▸ **AIM**
Each line containing the word "React" must be collected.

** Start of COLLECTED MATERIAL **

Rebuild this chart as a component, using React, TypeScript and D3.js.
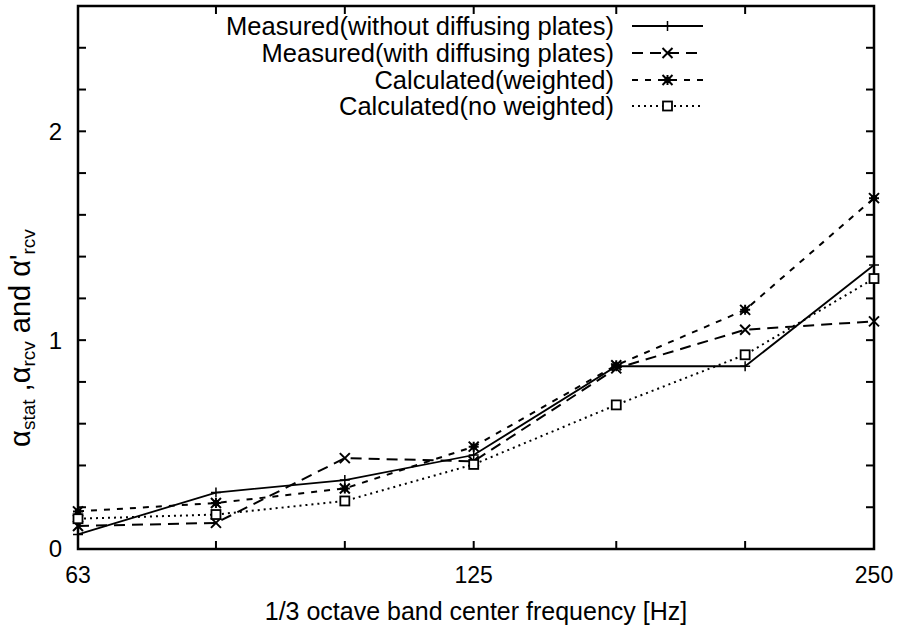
import React from "react";
import * as d3 from "d3";

const frequencies = [63, 80, 100, 125, 160, 200, 250];
const xTickLabels = ["63", "125", "250"];
const measuredWithout = [0.07, 0.27, 0.33, 0.45, 0.875, 0.875, 1.36];
const measuredWith = [0.11, 0.125, 0.435, 0.42, 0.865, 1.05, 1.09];
const calcWeighted = [0.18, 0.22, 0.29, 0.49, 0.88, 1.145, 1.68];
const calcNoWeighted = [0.145, 0.165, 0.23, 0.405, 0.69, 0.93, 1.295];
const yTicks = [0, 0.2, 0.4, 0.6, 0.8, 1, 1.2, 1.4, 1.6, 1.8, 2, 2.2, 2.4, 2.6];
const yTickLabels = [0, 1, 2];
const seriesNames = [
  "Measured(without diffusing plates)",
  "Measured(with diffusing plates)",
  "Calculated(weighted)",
  "Calculated(no weighted)",
];

const W = 899, H = 633;
const L = 78, R = 874, T = 6, B = 549;
const FONT = "'Liberation Sans', Arial, sans-serif";

type MarkerKind = "plus" | "cross" | "star" | "square";

function Marker({ kind, x, y }: { kind: MarkerKind; x: number; y: number }) {
  const s = 5;
  if (kind === "plus")
    return (
      <path d={`M${x - s},${y}H${x + s}M${x},${y - s}V${y + s}`} stroke="#000" strokeWidth={1.5} fill="none" />
    );
  if (kind === "cross")
    return (
      <path d={`M${x - s},${y - s}L${x + s},${y + s}M${x - s},${y + s}L${x + s},${y - s}`} stroke="#000" strokeWidth={2} fill="none" />
    );
  if (kind === "star")
    return (
      <g stroke="#000" strokeWidth={2} fill="none">
        <path d={`M${x - s},${y - s}L${x + s},${y + s}M${x - s},${y + s}L${x + s},${y - s}M${x - s},${y}H${x + s}M${x},${y - s}V${y + s}`} />
        <rect x={x - 3} y={y - 3} width={6} height={6} fill="#000" stroke="none" />
      </g>
    );
  return <rect x={x - 4.5} y={y - 4.5} width={9} height={9} fill="#fff" stroke="#000" strokeWidth={1.8} />;
}

export default function App() {
  const x = d3.scaleLog().domain([63, 250]).range([L, R]);
  const y = d3.scaleLinear().domain([0, 2.6]).range([B, T]);

  const series = [
    { name: seriesNames[0], values: measuredWithout, dash: "none", width: 1.8, marker: "plus" as MarkerKind },
    { name: seriesNames[1], values: measuredWith, dash: "11,7", width: 2, marker: "cross" as MarkerKind },
    { name: seriesNames[2], values: calcWeighted, dash: "6,7", width: 2, marker: "star" as MarkerKind },
    { name: seriesNames[3], values: calcNoWeighted, dash: "2,4", width: 2, marker: "square" as MarkerKind },
  ];

  const line = d3
    .line<number>()
    .x((_, i) => x(frequencies[i]))
    .y((d) => y(d));

  const tickLen = 8;
  const legendX0 = 632, legendX1 = 703, legendTextX = 614;
  const legendY = [26, 53, 80, 106];

  return (
    <svg width={W} height={H} style={{ position: "absolute", left: 0, top: 0, background: "#fff" }} fontFamily={FONT}>
      <rect x={0} y={0} width={W} height={H} fill="#fff" />
      {/* y ticks */}
      {yTicks.map((t) => (
        <g key={"yt" + t}>
          <line x1={L} x2={L + tickLen} y1={y(t)} y2={y(t)} stroke="#000" strokeWidth={2} />
          <line x1={R} x2={R - tickLen} y1={y(t)} y2={y(t)} stroke="#000" strokeWidth={2} />
        </g>
      ))}
      {/* x ticks */}
      {frequencies.map((f) => (
        <g key={"xt" + f}>
          <line x1={x(f)} x2={x(f)} y1={B} y2={B - tickLen} stroke="#000" strokeWidth={2} />
          <line x1={x(f)} x2={x(f)} y1={T} y2={T + tickLen} stroke="#000" strokeWidth={2} />
        </g>
      ))}
      {/* frame */}
      <rect x={L} y={T} width={R - L} height={B - T} fill="none" stroke="#000" strokeWidth={2.5} />
      {/* y tick labels */}
      {yTickLabels.map((t) => (
        <text key={"yl" + t} x={62} y={y(t)} dy="0.35em" textAnchor="end" fontSize={24}>
          {t}
        </text>
      ))}
      {/* x tick labels */}
      {xTickLabels.map((t) => (
        <text key={"xl" + t} x={x(+t)} y={583} textAnchor="middle" fontSize={23}>
          {t}
        </text>
      ))}
      {/* axis titles */}
      <text x={(L + R) / 2} y={620} textAnchor="middle" fontSize={25}>
        1/3 octave band center frequency [Hz]
      </text>
      <text transform="translate(30,338) rotate(-90)" textAnchor="middle" fontSize={29}>
        <tspan>α</tspan>
        <tspan fontSize={19} dy={5}>stat</tspan>
        <tspan dy={-5}> ,α</tspan>
        <tspan fontSize={19} dy={5}>rcv</tspan>
        <tspan dy={-5}> and α'</tspan>
        <tspan fontSize={19} dy={5}>rcv</tspan>
      </text>
      {/* series */}
      {series.map((s, si) => (
        <g key={"s" + si}>
          <path d={line(s.values) || ""} fill="none" stroke="#000" strokeWidth={s.width} strokeDasharray={s.dash} />
          {s.values.map((v, i) => (
            <Marker key={i} kind={s.marker} x={x(frequencies[i])} y={y(v)} />
          ))}
        </g>
      ))}
      {/* legend */}
      {series.map((s, si) => (
        <g key={"lg" + si}>
          <text x={legendTextX} y={legendY[si]} dy="0.35em" textAnchor="end" fontSize={25.5}>
            {s.name}
          </text>
          <line x1={legendX0} x2={legendX1} y1={legendY[si]} y2={legendY[si]} stroke="#000" strokeWidth={s.width} strokeDasharray={s.dash} />
          <Marker kind={s.marker} x={(legendX0 + legendX1) / 2} y={legendY[si]} />
        </g>
      ))}
    </svg>
  );
}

** End of COLLECTED MATERIAL **

▸ **WRITTEN ANSWER**
Rebuild this chart as a component, using React, TypeScript and D3.js.
import React from "react";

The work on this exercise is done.